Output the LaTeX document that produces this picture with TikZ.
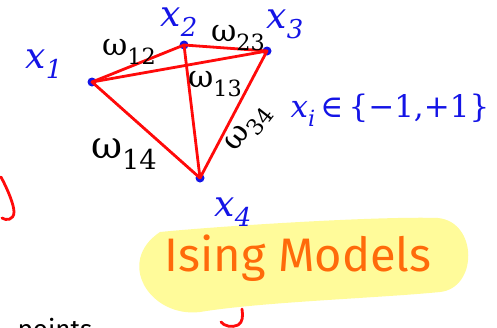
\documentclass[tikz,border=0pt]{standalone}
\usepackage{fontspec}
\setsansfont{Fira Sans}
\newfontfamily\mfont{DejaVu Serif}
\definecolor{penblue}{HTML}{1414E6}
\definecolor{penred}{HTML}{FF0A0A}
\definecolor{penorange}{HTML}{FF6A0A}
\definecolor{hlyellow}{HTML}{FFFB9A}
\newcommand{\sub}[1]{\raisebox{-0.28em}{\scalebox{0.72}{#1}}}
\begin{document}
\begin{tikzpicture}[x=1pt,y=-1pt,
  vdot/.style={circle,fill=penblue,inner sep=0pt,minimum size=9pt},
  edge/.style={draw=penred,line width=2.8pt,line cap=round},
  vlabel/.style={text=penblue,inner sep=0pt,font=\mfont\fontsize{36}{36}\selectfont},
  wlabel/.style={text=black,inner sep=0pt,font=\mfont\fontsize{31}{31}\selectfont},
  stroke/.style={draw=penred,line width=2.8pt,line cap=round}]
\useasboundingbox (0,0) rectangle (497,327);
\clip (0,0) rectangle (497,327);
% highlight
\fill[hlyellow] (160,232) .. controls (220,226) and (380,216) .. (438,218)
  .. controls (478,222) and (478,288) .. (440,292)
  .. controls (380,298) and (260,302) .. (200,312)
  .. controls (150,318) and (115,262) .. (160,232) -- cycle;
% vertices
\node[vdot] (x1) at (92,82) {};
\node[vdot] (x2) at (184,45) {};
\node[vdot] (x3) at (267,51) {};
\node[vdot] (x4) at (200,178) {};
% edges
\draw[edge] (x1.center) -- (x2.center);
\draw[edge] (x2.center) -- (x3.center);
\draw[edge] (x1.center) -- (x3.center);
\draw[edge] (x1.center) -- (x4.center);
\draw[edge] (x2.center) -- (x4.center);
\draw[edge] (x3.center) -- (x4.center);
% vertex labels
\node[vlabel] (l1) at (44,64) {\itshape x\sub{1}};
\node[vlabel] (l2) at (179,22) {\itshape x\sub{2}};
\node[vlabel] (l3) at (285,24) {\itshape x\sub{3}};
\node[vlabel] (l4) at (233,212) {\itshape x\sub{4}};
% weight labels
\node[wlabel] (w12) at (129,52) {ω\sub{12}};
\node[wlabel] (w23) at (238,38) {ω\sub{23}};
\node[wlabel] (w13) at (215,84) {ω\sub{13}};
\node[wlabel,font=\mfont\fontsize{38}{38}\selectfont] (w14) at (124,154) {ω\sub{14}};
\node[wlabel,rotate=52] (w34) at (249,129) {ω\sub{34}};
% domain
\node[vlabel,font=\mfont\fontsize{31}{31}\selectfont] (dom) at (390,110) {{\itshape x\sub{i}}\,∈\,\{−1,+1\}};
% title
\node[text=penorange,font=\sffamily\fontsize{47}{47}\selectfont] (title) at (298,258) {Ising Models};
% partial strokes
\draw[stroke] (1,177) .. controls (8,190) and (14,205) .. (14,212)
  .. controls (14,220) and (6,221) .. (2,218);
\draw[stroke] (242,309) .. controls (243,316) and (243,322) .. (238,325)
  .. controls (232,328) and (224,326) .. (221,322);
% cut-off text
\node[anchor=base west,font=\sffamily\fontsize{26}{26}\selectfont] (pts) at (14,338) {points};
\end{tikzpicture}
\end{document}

- - - - -

Reproduce every line above as written, skipping pictures.

- _Answer to this problem_
Output the LaTeX document that produces this picture with TikZ.
\documentclass[tikz,border=0pt]{standalone}
\usepackage{fontspec}
\setsansfont{Fira Sans}
\newfontfamily\mfont{DejaVu Serif}
\definecolor{penblue}{HTML}{1414E6}
\definecolor{penred}{HTML}{FF0A0A}
\definecolor{penorange}{HTML}{FF6A0A}
\definecolor{hlyellow}{HTML}{FFFB9A}
\newcommand{\sub}[1]{\raisebox{-0.28em}{\scalebox{0.72}{#1}}}
\begin{document}
\begin{tikzpicture}[x=1pt,y=-1pt,
  vdot/.style={circle,fill=penblue,inner sep=0pt,minimum size=9pt},
  edge/.style={draw=penred,line width=2.8pt,line cap=round},
  vlabel/.style={text=penblue,inner sep=0pt,font=\mfont\fontsize{36}{36}\selectfont},
  wlabel/.style={text=black,inner sep=0pt,font=\mfont\fontsize{31}{31}\selectfont},
  stroke/.style={draw=penred,line width=2.8pt,line cap=round}]
\useasboundingbox (0,0) rectangle (497,327);
\clip (0,0) rectangle (497,327);
% highlight
\fill[hlyellow] (160,232) .. controls (220,226) and (380,216) .. (438,218)
  .. controls (478,222) and (478,288) .. (440,292)
  .. controls (380,298) and (260,302) .. (200,312)
  .. controls (150,318) and (115,262) .. (160,232) -- cycle;
% vertices
\node[vdot] (x1) at (92,82) {};
\node[vdot] (x2) at (184,45) {};
\node[vdot] (x3) at (267,51) {};
\node[vdot] (x4) at (200,178) {};
% edges
\draw[edge] (x1.center) -- (x2.center);
\draw[edge] (x2.center) -- (x3.center);
\draw[edge] (x1.center) -- (x3.center);
\draw[edge] (x1.center) -- (x4.center);
\draw[edge] (x2.center) -- (x4.center);
\draw[edge] (x3.center) -- (x4.center);
% vertex labels
\node[vlabel] (l1) at (44,64) {\itshape x\sub{1}};
\node[vlabel] (l2) at (179,22) {\itshape x\sub{2}};
\node[vlabel] (l3) at (285,24) {\itshape x\sub{3}};
\node[vlabel] (l4) at (233,212) {\itshape x\sub{4}};
% weight labels
\node[wlabel] (w12) at (129,52) {ω\sub{12}};
\node[wlabel] (w23) at (238,38) {ω\sub{23}};
\node[wlabel] (w13) at (215,84) {ω\sub{13}};
\node[wlabel,font=\mfont\fontsize{38}{38}\selectfont] (w14) at (124,154) {ω\sub{14}};
\node[wlabel,rotate=52] (w34) at (249,129) {ω\sub{34}};
% domain
\node[vlabel,font=\mfont\fontsize{31}{31}\selectfont] (dom) at (390,110) {{\itshape x\sub{i}}\,∈\,\{−1,+1\}};
% title
\node[text=penorange,font=\sffamily\fontsize{47}{47}\selectfont] (title) at (298,258) {Ising Models};
% partial strokes
\draw[stroke] (1,177) .. controls (8,190) and (14,205) .. (14,212)
  .. controls (14,220) and (6,221) .. (2,218);
\draw[stroke] (242,309) .. controls (243,316) and (243,322) .. (238,325)
  .. controls (232,328) and (224,326) .. (221,322);
% cut-off text
\node[anchor=base west,font=\sffamily\fontsize{26}{26}\selectfont] (pts) at (14,338) {points};
\end{tikzpicture}
\end{document}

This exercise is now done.